Der Psychologe und Autor Ahmad Mansour mahnte, es sei zu einfach, nur Migrationshintergrund als Tatmotiv darzustellen. Es sei aber ebenfalls zu einfach, Migrationshintergrund komplett auszublenden. Mansour erklärte, bei Straftaten könne es wichtig sein zu betrachten, ob etwa Menschen, die aus autoritären Systemen nach Deutschland gekommen seien, den Rechtsstaat als schwach wahrnähmen. Erziehungsmethoden und ein Aufwachsen in patriarchalen Strukturen könnten für solche Eskalationen von Bedeutung sein.

Der stellvertretende Regierungssprecher Wolfgang Büchner sagte am Mittwoch in Berlin, der Kern der Debatte seien nicht der sogenannte Migrationshintergrund oder Böllerverbote, sondern es seien die Angriffe auf den Rechtsstaat. Zum Thema Migrationshintergrund sagte er, es sei in solchen Situationen immer richtig, genau hinzuschauen. Deshalb sei es „gut und richtig“, dass die Landespolizei ein ganz präzises Lagebild erstelle.

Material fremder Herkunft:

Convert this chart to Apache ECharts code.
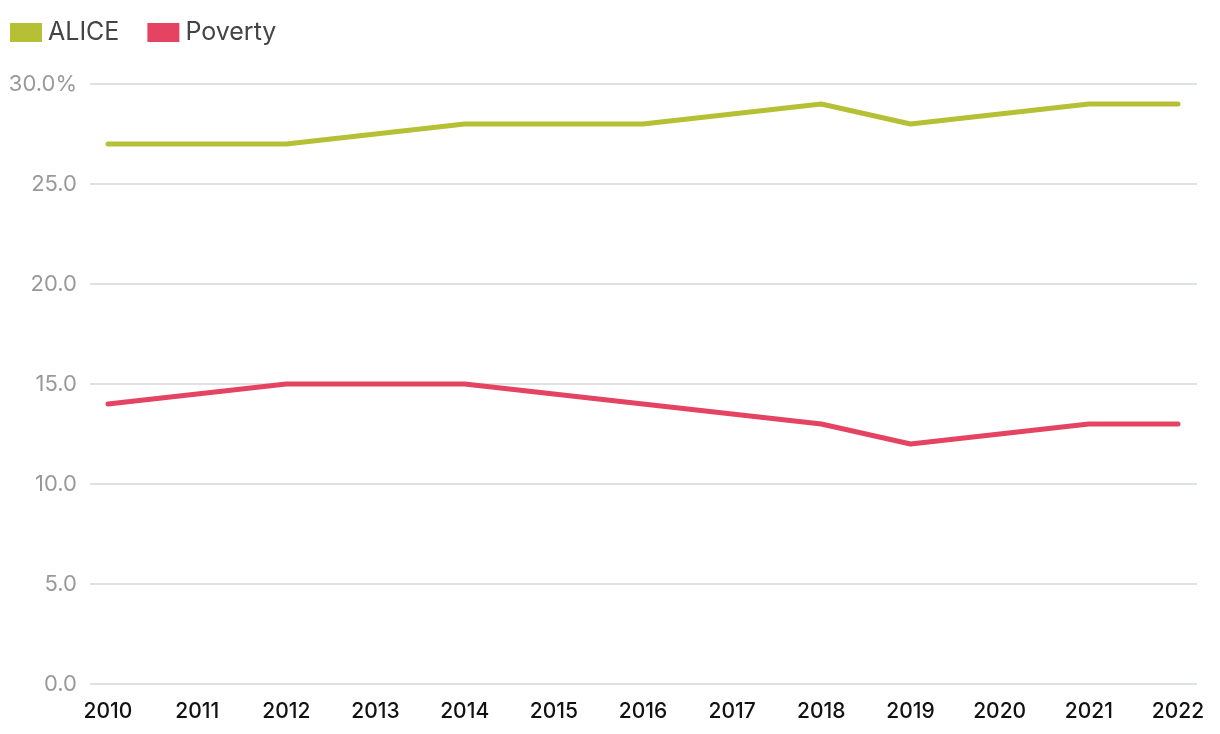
<!DOCTYPE html>
<html><head><meta charset="utf-8">
<script src="https://cdn.jsdelivr.net/npm/echarts@6/dist/echarts.min.js"></script>
<style>html,body{margin:0;padding:0;background:#fff}#c{width:1220px;height:734px}</style>
</head><body><div id="c"></div>
<script>
const years = ['2010','2011','2012','2013','2014','2015','2016','2017','2018','2019','2020','2021','2022'];
const alice = [27,27,27,27.5,28,28,28,28.5,29,28,28.5,29,29];
const poverty = [14,14.5,15,15,15,14.5,14,13.5,13,12,12.5,13,13];
const yTicks = [0,5,10,15,20,25,30];

const chart = echarts.init(document.getElementById('c'));
const font = 'Inter, Lato, "Noto Sans", sans-serif';
chart.setOption({
  animation:false,
  legend:{left:10,top:20,padding:0,itemWidth:32,itemHeight:19,itemGap:28,icon:'rect',
    textStyle:{fontFamily:font,fontSize:25,color:'#444',padding:[0,0,0,1]},
    data:['ALICE','Poverty']},
  grid:[
    {left:90,right:23,top:84,bottom:50},
    {left:108,right:42,top:84,bottom:50}
  ],
  xAxis:[
    {type:'category',gridIndex:0,data:years,show:false},
    {type:'category',gridIndex:1,data:years,boundaryGap:false,
      axisLine:{show:false},axisTick:{show:false},
      axisLabel:{fontFamily:font,fontSize:21,fontWeight:500,color:'#111',margin:17,interval:0}}
  ],
  yAxis:[
    {type:'value',gridIndex:0,min:yTicks[0],max:yTicks[yTicks.length-1],interval:5,
      axisLine:{show:false},axisTick:{show:false},
      splitLine:{lineStyle:{color:'#d5d8d8',width:1.5}},
      axisLabel:{fontFamily:font,fontSize:22,color:'#999',margin:13,
        formatter:v=>v===30?v.toFixed(1)+'%':v.toFixed(1)}},
    {type:'value',gridIndex:1,min:0,max:30,interval:5,show:false,splitLine:{show:false}}
  ],
  series:[
    {name:'ALICE',type:'line',xAxisIndex:1,yAxisIndex:1,data:alice,symbol:'none',
      color:'#b5c034',lineStyle:{width:5,cap:'round',join:'round'}},
    {name:'Poverty',type:'line',xAxisIndex:1,yAxisIndex:1,data:poverty,symbol:'none',
      color:'#e44461',lineStyle:{width:5,cap:'round',join:'round'}}
  ]
});
</script></body></html>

Berlins Regierende Bürgermeisterin Franziska Giffey (SPD) kündigte einen Gipfel gegen Jugendgewalt an. Als Antwort auf die „massive Respektlosigkeit“ und die Gewalt brauche es einen „Mix aus ausgestreckter Hand und Stopp-Signal“, sagte Giffey. Taten müssten konsequent und schnell bestraft werden. Anstrengungen seien in mehreren Bereichen nötig, betonte die Regierende Bürgermeisterin: „Das muss in Schule, in Jugendsozialarbeit, der polizeilichen Präventionsarbeit, aber auch in der Jugendgerichtshilfe eine konzertierte Aktion geben.“

Rettungskräfte wollen mehr respektiert werden

Rettungsdienste forderten unterdessen mehr Respekt für ihre Beschäftigten. Es brauche eine gesamtgesellschaftliche Debatte darüber, sagte der Pressesprecher des Bayrischen Roten Kreuzes, Sohrab Taheri-Sohi, dem epd: „Wenn mehr Respekt für solche Menschen in der ganzen Gesellschaft vorhanden ist, dann gehen vielleicht auch Freunde oder Angehörige dazwischen, wenn Einzelne Rettungskräfte angreifen.“

Der Bundesvorsitzende des Arbeiter-Samariter-Bunds, Knut Fleckenstein, sagte dem epd, die Angriffe seien „Höhepunkt einer seit Jahren beobachtbaren Verrohung und Respektlosigkeit gegenüber Einsatzkräften“. Die Täter müssten ermittelt und bestraft werden. Der Vizepräsident des Bundesverbands eigenständiger Rettungsdienste und Katastrophenschutz, Sebastian Sommerfeld, forderte härtere Gesetze.